The average LNG price for January delivery into Northeast Asia was estimated at about $8.10 per million British thermal units (mmBtu), up 70 cents from the previous week, the sources said.
Shell on Friday, for instance, sold a cargo for late January delivery to BP at $8 per mmBtu, according to data from S&P Global Platts.
"It started off with cold weather forecast in Europe propping up prices in Asia, and then South Korea's Kogas buying cargoes and speculation about supply disruption from (Australia and the United States)," a Singapore-based source said.
South Korea's Korea Gas Corp (Kogas) likely bought seven LNG cargoes for delivery in winter through a tender and could be seeking more, a second source said.
South Korea will reduce the operations of coal-fuelled power plants this winter to cut fine dust emissions, which in turn is stoking demand for LNG in power generation, traders said.

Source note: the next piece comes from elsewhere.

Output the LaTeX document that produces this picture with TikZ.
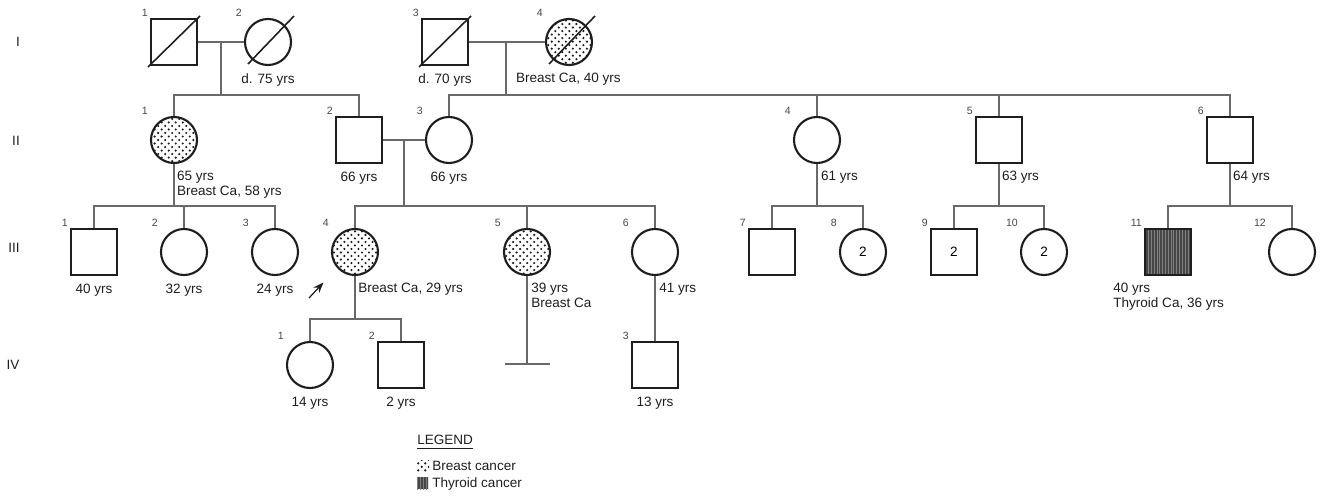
\documentclass[tikz,border=0pt]{standalone}
\usepackage{fontspec}
\setmainfont{Liberation Sans}
\usepackage{xcolor}
\definecolor{pedink}{RGB}{30,30,30}
\definecolor{pedgray}{RGB}{105,105,105}
\definecolor{pednum}{RGB}{70,70,70}
\usepackage{tikz}
\usetikzlibrary{arrows.meta, positioning, patterns, calc}

\pgfdeclarepatternformonly{bcdots}{\pgfqpoint{-1pt}{-1pt}}{\pgfqpoint{3pt}{3pt}}{\pgfqpoint{4pt}{4pt}}{%
  \pgfpathcircle{\pgfqpoint{0pt}{0pt}}{0.68pt}%
  \pgfpathcircle{\pgfqpoint{2pt}{2pt}}{0.68pt}%
  \pgfusepath{fill}}
\pgfdeclarepatternformonly{tcstripes}{\pgfqpoint{0pt}{-1pt}}{\pgfqpoint{1.6pt}{1pt}}{\pgfqpoint{1.6pt}{1pt}}{%
  \pgfsetlinewidth{0.45pt}%
  \pgfpathmoveto{\pgfqpoint{0.8pt}{-1pt}}%
  \pgfpathlineto{\pgfqpoint{0.8pt}{1pt}}%
  \pgfusepath{stroke}}

\newcommand{\agefont}{\fontsize{7.7}{8.6}\selectfont}
\newcommand{\numfont}{\fontsize{6}{7}\selectfont}

\tikzset{
  male/.style={rectangle, draw=pedink, line width=1.2pt, minimum size=0.92cm, inner sep=0pt, font=\agefont},
  female/.style={circle, draw=pedink, line width=1.2pt, minimum size=0.92cm, inner sep=0pt, font=\agefont},
  breastca/.style={pattern=bcdots, pattern color=pedink},
  thyroidca/.style={preaction={fill=black!72}, pattern=tcstripes, pattern color=black!50},
  pedline/.style={draw=pedgray, line width=0.6pt},
  deceased/.style={draw=pedink, line width=0.9pt},
  age/.style={font=\agefont, inner sep=1pt, text=pedink},
  num/.style={font=\numfont, inner sep=0.5pt, anchor=south east, text=pednum},
  genlab/.style={font=\agefont, text=pedink},
}

\begin{document}
\begin{tikzpicture}
  \useasboundingbox (0,0) rectangle (26.44,9.90);

  % Generation labels
  \node[genlab] (gI)   at (0.36,9.06) {I};
  \node[genlab] (gII)  at (0.32,7.08) {II};
  \node[genlab] (gIII) at (0.28,4.94) {III};
  \node[genlab] (gIV)  at (0.26,2.60) {IV};

  % --- Generation I ---
  \node[male] (I1) at (3.48,9.06) {};
  \node[female] (I2) at (5.36,9.06) {};
  \node[male] (I3) at (8.90,9.06) {};
  \node[female, breastca] (I4) at (11.38,9.06) {};
  \node[num] (nI1) at ([xshift=-0.5cm]I1.north) {1};
  \node[num] (nI2) at ([xshift=-0.5cm]I2.north) {2};
  \node[num] (nI3) at ([xshift=-0.5cm]I3.north) {3};
  \node[num] (nI4) at ([xshift=-0.5cm]I4.north) {4};
  % deceased
  \draw[deceased] ([shift={(-0.52,-0.50)}]I1.center) -- ([shift={(0.52,0.52)}]I1.center);
  \draw[deceased] ([shift={(-0.40,-0.44)}]I2.center) -- ([shift={(0.52,0.52)}]I2.center);
  \draw[deceased] ([shift={(-0.52,-0.50)}]I3.center) -- ([shift={(0.52,0.52)}]I3.center);
  \draw[deceased] ([shift={(-0.40,-0.44)}]I4.center) -- ([shift={(0.52,0.52)}]I4.center);
  \node[age, below=0.12cm of I2] (aI2) {d. 75 yrs};
  \node[age, below=0.12cm of I3] (aI3) {d. 70 yrs};
  \node[age, anchor=north west] (aI4) at (10.28,8.48) {Breast Ca, 40 yrs};

  % --- Generation II ---
  \node[female, breastca] (II1) at (3.48,7.10) {};
  \node[male] (II2) at (7.18,7.10) {};
  \node[female] (II3) at (8.98,7.10) {};
  \node[female] (II4) at (16.34,7.10) {};
  \node[male] (II5) at (19.98,7.10) {};
  \node[male] (II6) at (24.60,7.10) {};
  \node[num] (nII1) at ([xshift=-0.5cm]II1.north) {1};
  \node[num] (nII2) at ([xshift=-0.5cm]II2.north) {2};
  \node[num] (nII3) at ([xshift=-0.5cm]II3.north) {3};
  \node[num] (nII4) at ([xshift=-0.5cm]II4.north) {4};
  \node[num] (nII5) at ([xshift=-0.5cm]II5.north) {5};
  \node[num] (nII6) at ([xshift=-0.5cm]II6.north) {6};
  \node[age, anchor=north west, align=left] (aII1) at (3.50,6.52) {65 yrs\\Breast Ca, 58 yrs};
  \node[age, below=0.12cm of II2] (aII2) {66 yrs};
  \node[age, below=0.12cm of II3] (aII3) {66 yrs};
  \node[age, anchor=north west] (aII4) at (16.38,6.52) {61 yrs};
  \node[age, anchor=north west] (aII5) at (20.00,6.52) {63 yrs};
  \node[age, anchor=north west] (aII6) at (24.62,6.52) {64 yrs};

  % --- Generation III ---
  \node[male] (III1) at (1.88,4.86) {};
  \node[female] (III2) at (3.68,4.86) {};
  \node[female] (III3) at (5.50,4.86) {};
  \node[female, breastca] (III4) at (7.10,4.86) {};
  \node[female, breastca] (III5) at (10.54,4.86) {};
  \node[female] (III6) at (13.10,4.86) {};
  \node[male] (III7) at (15.44,4.86) {};
  \node[female] (III8) at (17.26,4.86) {2};
  \node[male] (III9) at (19.08,4.86) {2};
  \node[female] (III10) at (20.88,4.86) {2};
  \node[male, thyroidca] (III11) at (23.36,4.86) {};
  \node[female] (III12) at (25.84,4.86) {};
  \node[num] (nIII1) at ([xshift=-0.5cm]III1.north) {1};
  \node[num] (nIII2) at ([xshift=-0.5cm]III2.north) {2};
  \node[num] (nIII3) at ([xshift=-0.5cm]III3.north) {3};
  \node[num] (nIII4) at ([xshift=-0.5cm]III4.north) {4};
  \node[num] (nIII5) at ([xshift=-0.5cm]III5.north) {5};
  \node[num] (nIII6) at ([xshift=-0.5cm]III6.north) {6};
  \node[num] (nIII7) at ([xshift=-0.5cm]III7.north) {7};
  \node[num] (nIII8) at ([xshift=-0.5cm]III8.north) {8};
  \node[num] (nIII9) at ([xshift=-0.5cm]III9.north) {9};
  \node[num] (nIII10) at ([xshift=-0.5cm]III10.north) {10};
  \node[num] (nIII11) at ([xshift=-0.5cm]III11.north) {11};
  \node[num] (nIII12) at ([xshift=-0.5cm]III12.north) {12};
  \node[age, below=0.12cm of III1] (aIII1) {40 yrs};
  \node[age, below=0.12cm of III2] (aIII2) {32 yrs};
  \node[age, below=0.12cm of III3] (aIII3) {24 yrs};
  \node[age, anchor=north west] (aIII4) at (7.125,4.28) {Breast Ca, 29 yrs};
  \node[age, anchor=north west, align=left] (aIII5) at (10.585,4.28) {39 yrs\\Breast Ca};
  \node[age, anchor=north west] (aIII6) at (13.145,4.28) {41 yrs};
  \node[age, anchor=north west, align=left] (aIII11) at (22.225,4.28) {40 yrs\\Thyroid Ca, 36 yrs};
  % proband
  \coordinate (prb) at (6.18,3.94);
  \coordinate (prbtip) at (6.47,4.25);
  \draw[-{Stealth[length=6pt,width=4.5pt]}, pedink, line width=0.7pt] (prb) -- (prbtip);

  % --- Generation IV ---
  \node[female] (IV1) at (6.20,2.60) {};
  \node[male] (IV2) at (8.02,2.60) {};
  \node[male] (IV3) at (13.10,2.60) {};
  \node[num] (nIV1) at ([xshift=-0.5cm]IV1.north) {1};
  \node[num] (nIV2) at ([xshift=-0.5cm]IV2.north) {2};
  \node[num] (nIV3) at ([xshift=-0.5cm]IV3.north) {3};
  \node[age, below=0.12cm of IV1] (aIV1) {14 yrs};
  \node[age, below=0.12cm of IV2] (aIV2) {2 yrs};
  \node[age, below=0.12cm of IV3] (aIV3) {13 yrs};

  % --- Lines of descent ---
  \coordinate (sibI) at (0,8.00);
  \coordinate (sibII) at (0,5.78);
  \coordinate (sibIII) at (0,3.52);
  \coordinate (mI12) at (4.42,9.06);
  \coordinate (mI34) at (10.12,9.06);
  \coordinate (mII23) at (8.08,7.10);
  \draw[pedline] (I1) -- (I2);
  \draw[pedline] (mI12) -- (mI12 |- sibI);
  \draw[pedline] (II1) |- (mI12 |- sibI) -| (II2);
  \draw[pedline] (I3) -- (I4);
  \draw[pedline] (mI34) -- (mI34 |- sibI);
  \draw[pedline] (II3) |- (mI34 |- sibI) -| (II6);
  \draw[pedline] (II4) -- (II4 |- sibI);
  \draw[pedline] (II5) -- (II5 |- sibI);

  \draw[pedline] (II1) -- (II1 |- sibII);
  \draw[pedline] (III1) |- (II1 |- sibII) -| (III3);
  \draw[pedline] (III2) -- (III2 |- sibII);
  \draw[pedline] (II2) -- (II3);
  \draw[pedline] (mII23) -- (mII23 |- sibII);
  \draw[pedline] (III4) |- (mII23 |- sibII) -| (III6);
  \draw[pedline] (III5) -- (III5 |- sibII);
  \draw[pedline] (II4) -- (II4 |- sibII);
  \draw[pedline] (III7) |- (II4 |- sibII) -| (III8);
  \draw[pedline] (II5) -- (II5 |- sibII);
  \draw[pedline] (III9) |- (II5 |- sibII) -| (III10);
  \draw[pedline] (II6) -- (II6 |- sibII);
  \draw[pedline] (III11) |- (II6 |- sibII) -| (III12);

  \draw[pedline] (III4) -- (III4 |- sibIII);
  \draw[pedline] (IV1) |- (III4 |- sibIII) -| (IV2);
  \coordinate (nc5) at (10.54,2.62);
  \draw[pedline] (III5) -- (nc5);
  \draw[pedline] ([xshift=-0.45cm]nc5) -- ([xshift=0.45cm]nc5);
  \draw[pedline] (III6) -- (IV3);

  % --- Legend ---
  \node[age, inner sep=0pt, anchor=base west] (legtitle) at (8.34,1.00) {LEGEND};
  \draw[pedink, line width=1pt] ([yshift=-2pt]legtitle.base west) -- ([yshift=-2pt]legtitle.base east);
  \fill[breastca] (8.34,0.48) rectangle (8.58,0.70);
  \node[age, inner sep=0pt, anchor=base west] (legbc) at (8.64,0.50) {Breast cancer};
  \fill[thyroidca] (8.34,0.12) rectangle (8.56,0.36);
  \node[age, inner sep=0pt, anchor=base west] (legtc) at (8.64,0.14) {Thyroid cancer};
\end{tikzpicture}
\end{document}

Eight of the nation's 60 coal power plants will be halted during the season.
In tenders, India's Gujarat State Petroleum Corp (GSPC) is seeking a cargo for January delivery while China National Offshore Oil Corp (CNOOC) may have issued a tender to seek a cargo for delivery in February, traders said.
Russia's Sakhalin LNG likely sold a cargo at about $7.50 per mmBtu while Trafigura may have sold a mid-January cargo to Centrica at above $8 per mmbtu, an industry source said.
Taiwan's CPC Corp may also have bought about 5 to 6 cargoes for delivery over January to February instead of the initial two that it had sought, the source added.